— START —

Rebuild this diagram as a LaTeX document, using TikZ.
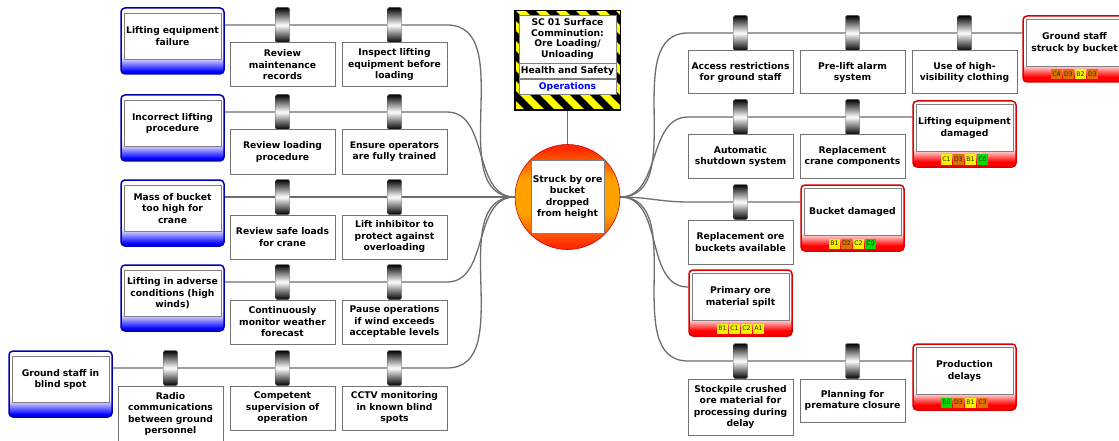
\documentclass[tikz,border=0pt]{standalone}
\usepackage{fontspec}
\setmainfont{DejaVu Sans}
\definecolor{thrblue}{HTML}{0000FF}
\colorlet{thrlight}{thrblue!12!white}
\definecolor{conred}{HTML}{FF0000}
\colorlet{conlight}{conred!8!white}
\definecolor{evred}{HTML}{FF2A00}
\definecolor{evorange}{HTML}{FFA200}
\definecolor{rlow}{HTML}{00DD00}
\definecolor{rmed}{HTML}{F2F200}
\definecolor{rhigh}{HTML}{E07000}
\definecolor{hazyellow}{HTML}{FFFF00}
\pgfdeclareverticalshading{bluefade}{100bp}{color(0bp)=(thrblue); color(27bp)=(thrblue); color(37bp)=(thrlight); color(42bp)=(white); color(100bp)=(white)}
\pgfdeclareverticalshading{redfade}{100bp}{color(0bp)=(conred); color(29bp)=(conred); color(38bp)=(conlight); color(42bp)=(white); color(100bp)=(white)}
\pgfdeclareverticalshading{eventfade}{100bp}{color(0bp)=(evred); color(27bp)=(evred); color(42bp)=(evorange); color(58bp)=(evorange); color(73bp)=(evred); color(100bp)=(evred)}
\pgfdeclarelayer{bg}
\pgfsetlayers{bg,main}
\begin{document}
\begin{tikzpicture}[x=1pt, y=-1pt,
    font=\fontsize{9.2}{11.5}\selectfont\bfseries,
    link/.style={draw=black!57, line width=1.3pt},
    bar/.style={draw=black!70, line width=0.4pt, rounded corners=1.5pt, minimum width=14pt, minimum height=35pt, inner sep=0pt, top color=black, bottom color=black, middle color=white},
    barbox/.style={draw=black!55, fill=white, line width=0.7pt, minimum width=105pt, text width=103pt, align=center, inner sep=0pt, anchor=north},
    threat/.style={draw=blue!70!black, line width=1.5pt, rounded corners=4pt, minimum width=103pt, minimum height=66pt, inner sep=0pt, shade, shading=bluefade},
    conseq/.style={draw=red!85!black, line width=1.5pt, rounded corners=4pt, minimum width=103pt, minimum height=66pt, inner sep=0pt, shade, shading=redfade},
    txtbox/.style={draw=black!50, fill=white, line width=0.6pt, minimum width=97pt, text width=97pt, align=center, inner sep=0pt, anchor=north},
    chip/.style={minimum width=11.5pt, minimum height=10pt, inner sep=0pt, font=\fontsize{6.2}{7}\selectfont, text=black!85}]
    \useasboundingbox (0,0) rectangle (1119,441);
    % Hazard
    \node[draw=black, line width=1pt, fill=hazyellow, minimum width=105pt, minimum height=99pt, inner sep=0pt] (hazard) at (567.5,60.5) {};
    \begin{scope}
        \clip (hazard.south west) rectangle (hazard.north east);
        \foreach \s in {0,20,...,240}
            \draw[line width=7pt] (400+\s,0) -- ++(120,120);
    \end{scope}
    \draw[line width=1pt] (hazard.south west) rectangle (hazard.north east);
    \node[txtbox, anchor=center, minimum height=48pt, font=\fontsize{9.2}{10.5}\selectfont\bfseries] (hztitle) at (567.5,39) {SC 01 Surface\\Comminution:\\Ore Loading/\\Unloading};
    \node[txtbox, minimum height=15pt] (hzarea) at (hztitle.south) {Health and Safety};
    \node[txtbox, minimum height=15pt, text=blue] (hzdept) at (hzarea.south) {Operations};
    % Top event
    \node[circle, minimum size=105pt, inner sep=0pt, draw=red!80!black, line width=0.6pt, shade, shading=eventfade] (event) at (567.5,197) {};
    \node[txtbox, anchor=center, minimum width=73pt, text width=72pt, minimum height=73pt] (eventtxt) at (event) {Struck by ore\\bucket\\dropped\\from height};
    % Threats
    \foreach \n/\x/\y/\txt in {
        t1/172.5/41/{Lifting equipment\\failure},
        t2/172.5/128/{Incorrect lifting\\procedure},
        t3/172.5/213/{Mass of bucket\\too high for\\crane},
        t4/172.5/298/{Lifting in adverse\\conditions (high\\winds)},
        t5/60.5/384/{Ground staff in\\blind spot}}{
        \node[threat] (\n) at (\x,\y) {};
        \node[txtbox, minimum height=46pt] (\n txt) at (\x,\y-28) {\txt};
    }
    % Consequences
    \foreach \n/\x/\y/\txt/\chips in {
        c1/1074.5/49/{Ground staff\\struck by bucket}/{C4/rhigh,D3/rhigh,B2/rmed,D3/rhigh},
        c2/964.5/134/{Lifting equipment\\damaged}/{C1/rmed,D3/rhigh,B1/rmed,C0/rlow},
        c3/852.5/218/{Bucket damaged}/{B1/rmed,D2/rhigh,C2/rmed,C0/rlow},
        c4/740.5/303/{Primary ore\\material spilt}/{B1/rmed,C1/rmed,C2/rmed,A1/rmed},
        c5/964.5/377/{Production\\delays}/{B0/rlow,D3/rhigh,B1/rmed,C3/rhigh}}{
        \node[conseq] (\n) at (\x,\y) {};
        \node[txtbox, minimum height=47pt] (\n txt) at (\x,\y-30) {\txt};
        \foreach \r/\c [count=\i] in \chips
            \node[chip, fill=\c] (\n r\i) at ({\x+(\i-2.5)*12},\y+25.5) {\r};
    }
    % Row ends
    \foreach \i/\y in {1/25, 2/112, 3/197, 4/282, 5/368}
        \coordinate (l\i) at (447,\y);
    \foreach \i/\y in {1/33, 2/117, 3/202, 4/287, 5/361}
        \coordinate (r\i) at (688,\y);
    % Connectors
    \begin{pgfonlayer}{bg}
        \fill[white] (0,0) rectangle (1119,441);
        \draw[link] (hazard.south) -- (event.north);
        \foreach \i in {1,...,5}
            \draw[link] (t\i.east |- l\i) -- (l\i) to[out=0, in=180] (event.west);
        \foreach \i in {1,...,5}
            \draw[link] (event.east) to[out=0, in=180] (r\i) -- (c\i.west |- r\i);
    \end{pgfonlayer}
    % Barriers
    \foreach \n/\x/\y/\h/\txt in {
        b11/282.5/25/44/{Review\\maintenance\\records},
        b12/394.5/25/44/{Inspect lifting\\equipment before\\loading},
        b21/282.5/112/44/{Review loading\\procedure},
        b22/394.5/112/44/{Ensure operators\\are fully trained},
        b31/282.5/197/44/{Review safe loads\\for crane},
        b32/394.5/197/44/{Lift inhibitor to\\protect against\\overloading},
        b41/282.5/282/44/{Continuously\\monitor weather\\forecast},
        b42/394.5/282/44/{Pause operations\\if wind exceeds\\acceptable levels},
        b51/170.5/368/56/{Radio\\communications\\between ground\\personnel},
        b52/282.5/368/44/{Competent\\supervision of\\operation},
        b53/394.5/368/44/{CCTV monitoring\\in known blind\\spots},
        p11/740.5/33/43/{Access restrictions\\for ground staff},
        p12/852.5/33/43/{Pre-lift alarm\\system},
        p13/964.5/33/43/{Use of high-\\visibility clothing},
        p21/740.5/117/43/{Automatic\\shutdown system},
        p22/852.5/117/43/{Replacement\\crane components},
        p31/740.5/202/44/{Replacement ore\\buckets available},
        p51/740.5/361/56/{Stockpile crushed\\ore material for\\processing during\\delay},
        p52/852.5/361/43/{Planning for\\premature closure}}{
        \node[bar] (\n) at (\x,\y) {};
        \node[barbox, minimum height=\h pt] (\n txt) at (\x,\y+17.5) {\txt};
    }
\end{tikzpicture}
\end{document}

— END —

● **Task objective**
Reproduce the listing word for word and omit its pictures.

● **Response for this exercise**
Rebuild this diagram as a LaTeX document, using TikZ.
\documentclass[tikz,border=0pt]{standalone}
\usepackage{fontspec}
\setmainfont{DejaVu Sans}
\definecolor{thrblue}{HTML}{0000FF}
\colorlet{thrlight}{thrblue!12!white}
\definecolor{conred}{HTML}{FF0000}
\colorlet{conlight}{conred!8!white}
\definecolor{evred}{HTML}{FF2A00}
\definecolor{evorange}{HTML}{FFA200}
\definecolor{rlow}{HTML}{00DD00}
\definecolor{rmed}{HTML}{F2F200}
\definecolor{rhigh}{HTML}{E07000}
\definecolor{hazyellow}{HTML}{FFFF00}
\pgfdeclareverticalshading{bluefade}{100bp}{color(0bp)=(thrblue); color(27bp)=(thrblue); color(37bp)=(thrlight); color(42bp)=(white); color(100bp)=(white)}
\pgfdeclareverticalshading{redfade}{100bp}{color(0bp)=(conred); color(29bp)=(conred); color(38bp)=(conlight); color(42bp)=(white); color(100bp)=(white)}
\pgfdeclareverticalshading{eventfade}{100bp}{color(0bp)=(evred); color(27bp)=(evred); color(42bp)=(evorange); color(58bp)=(evorange); color(73bp)=(evred); color(100bp)=(evred)}
\pgfdeclarelayer{bg}
\pgfsetlayers{bg,main}
\begin{document}
\begin{tikzpicture}[x=1pt, y=-1pt,
    font=\fontsize{9.2}{11.5}\selectfont\bfseries,
    link/.style={draw=black!57, line width=1.3pt},
    bar/.style={draw=black!70, line width=0.4pt, rounded corners=1.5pt, minimum width=14pt, minimum height=35pt, inner sep=0pt, top color=black, bottom color=black, middle color=white},
    barbox/.style={draw=black!55, fill=white, line width=0.7pt, minimum width=105pt, text width=103pt, align=center, inner sep=0pt, anchor=north},
    threat/.style={draw=blue!70!black, line width=1.5pt, rounded corners=4pt, minimum width=103pt, minimum height=66pt, inner sep=0pt, shade, shading=bluefade},
    conseq/.style={draw=red!85!black, line width=1.5pt, rounded corners=4pt, minimum width=103pt, minimum height=66pt, inner sep=0pt, shade, shading=redfade},
    txtbox/.style={draw=black!50, fill=white, line width=0.6pt, minimum width=97pt, text width=97pt, align=center, inner sep=0pt, anchor=north},
    chip/.style={minimum width=11.5pt, minimum height=10pt, inner sep=0pt, font=\fontsize{6.2}{7}\selectfont, text=black!85}]
    \useasboundingbox (0,0) rectangle (1119,441);
    % Hazard
    \node[draw=black, line width=1pt, fill=hazyellow, minimum width=105pt, minimum height=99pt, inner sep=0pt] (hazard) at (567.5,60.5) {};
    \begin{scope}
        \clip (hazard.south west) rectangle (hazard.north east);
        \foreach \s in {0,20,...,240}
            \draw[line width=7pt] (400+\s,0) -- ++(120,120);
    \end{scope}
    \draw[line width=1pt] (hazard.south west) rectangle (hazard.north east);
    \node[txtbox, anchor=center, minimum height=48pt, font=\fontsize{9.2}{10.5}\selectfont\bfseries] (hztitle) at (567.5,39) {SC 01 Surface\\Comminution:\\Ore Loading/\\Unloading};
    \node[txtbox, minimum height=15pt] (hzarea) at (hztitle.south) {Health and Safety};
    \node[txtbox, minimum height=15pt, text=blue] (hzdept) at (hzarea.south) {Operations};
    % Top event
    \node[circle, minimum size=105pt, inner sep=0pt, draw=red!80!black, line width=0.6pt, shade, shading=eventfade] (event) at (567.5,197) {};
    \node[txtbox, anchor=center, minimum width=73pt, text width=72pt, minimum height=73pt] (eventtxt) at (event) {Struck by ore\\bucket\\dropped\\from height};
    % Threats
    \foreach \n/\x/\y/\txt in {
        t1/172.5/41/{Lifting equipment\\failure},
        t2/172.5/128/{Incorrect lifting\\procedure},
        t3/172.5/213/{Mass of bucket\\too high for\\crane},
        t4/172.5/298/{Lifting in adverse\\conditions (high\\winds)},
        t5/60.5/384/{Ground staff in\\blind spot}}{
        \node[threat] (\n) at (\x,\y) {};
        \node[txtbox, minimum height=46pt] (\n txt) at (\x,\y-28) {\txt};
    }
    % Consequences
    \foreach \n/\x/\y/\txt/\chips in {
        c1/1074.5/49/{Ground staff\\struck by bucket}/{C4/rhigh,D3/rhigh,B2/rmed,D3/rhigh},
        c2/964.5/134/{Lifting equipment\\damaged}/{C1/rmed,D3/rhigh,B1/rmed,C0/rlow},
        c3/852.5/218/{Bucket damaged}/{B1/rmed,D2/rhigh,C2/rmed,C0/rlow},
        c4/740.5/303/{Primary ore\\material spilt}/{B1/rmed,C1/rmed,C2/rmed,A1/rmed},
        c5/964.5/377/{Production\\delays}/{B0/rlow,D3/rhigh,B1/rmed,C3/rhigh}}{
        \node[conseq] (\n) at (\x,\y) {};
        \node[txtbox, minimum height=47pt] (\n txt) at (\x,\y-30) {\txt};
        \foreach \r/\c [count=\i] in \chips
            \node[chip, fill=\c] (\n r\i) at ({\x+(\i-2.5)*12},\y+25.5) {\r};
    }
    % Row ends
    \foreach \i/\y in {1/25, 2/112, 3/197, 4/282, 5/368}
        \coordinate (l\i) at (447,\y);
    \foreach \i/\y in {1/33, 2/117, 3/202, 4/287, 5/361}
        \coordinate (r\i) at (688,\y);
    % Connectors
    \begin{pgfonlayer}{bg}
        \fill[white] (0,0) rectangle (1119,441);
        \draw[link] (hazard.south) -- (event.north);
        \foreach \i in {1,...,5}
            \draw[link] (t\i.east |- l\i) -- (l\i) to[out=0, in=180] (event.west);
        \foreach \i in {1,...,5}
            \draw[link] (event.east) to[out=0, in=180] (r\i) -- (c\i.west |- r\i);
    \end{pgfonlayer}
    % Barriers
    \foreach \n/\x/\y/\h/\txt in {
        b11/282.5/25/44/{Review\\maintenance\\records},
        b12/394.5/25/44/{Inspect lifting\\equipment before\\loading},
        b21/282.5/112/44/{Review loading\\procedure},
        b22/394.5/112/44/{Ensure operators\\are fully trained},
        b31/282.5/197/44/{Review safe loads\\for crane},
        b32/394.5/197/44/{Lift inhibitor to\\protect against\\overloading},
        b41/282.5/282/44/{Continuously\\monitor weather\\forecast},
        b42/394.5/282/44/{Pause operations\\if wind exceeds\\acceptable levels},
        b51/170.5/368/56/{Radio\\communications\\between ground\\personnel},
        b52/282.5/368/44/{Competent\\supervision of\\operation},
        b53/394.5/368/44/{CCTV monitoring\\in known blind\\spots},
        p11/740.5/33/43/{Access restrictions\\for ground staff},
        p12/852.5/33/43/{Pre-lift alarm\\system},
        p13/964.5/33/43/{Use of high-\\visibility clothing},
        p21/740.5/117/43/{Automatic\\shutdown system},
        p22/852.5/117/43/{Replacement\\crane components},
        p31/740.5/202/44/{Replacement ore\\buckets available},
        p51/740.5/361/56/{Stockpile crushed\\ore material for\\processing during\\delay},
        p52/852.5/361/43/{Planning for\\premature closure}}{
        \node[bar] (\n) at (\x,\y) {};
        \node[barbox, minimum height=\h pt] (\n txt) at (\x,\y+17.5) {\txt};
    }
\end{tikzpicture}
\end{document}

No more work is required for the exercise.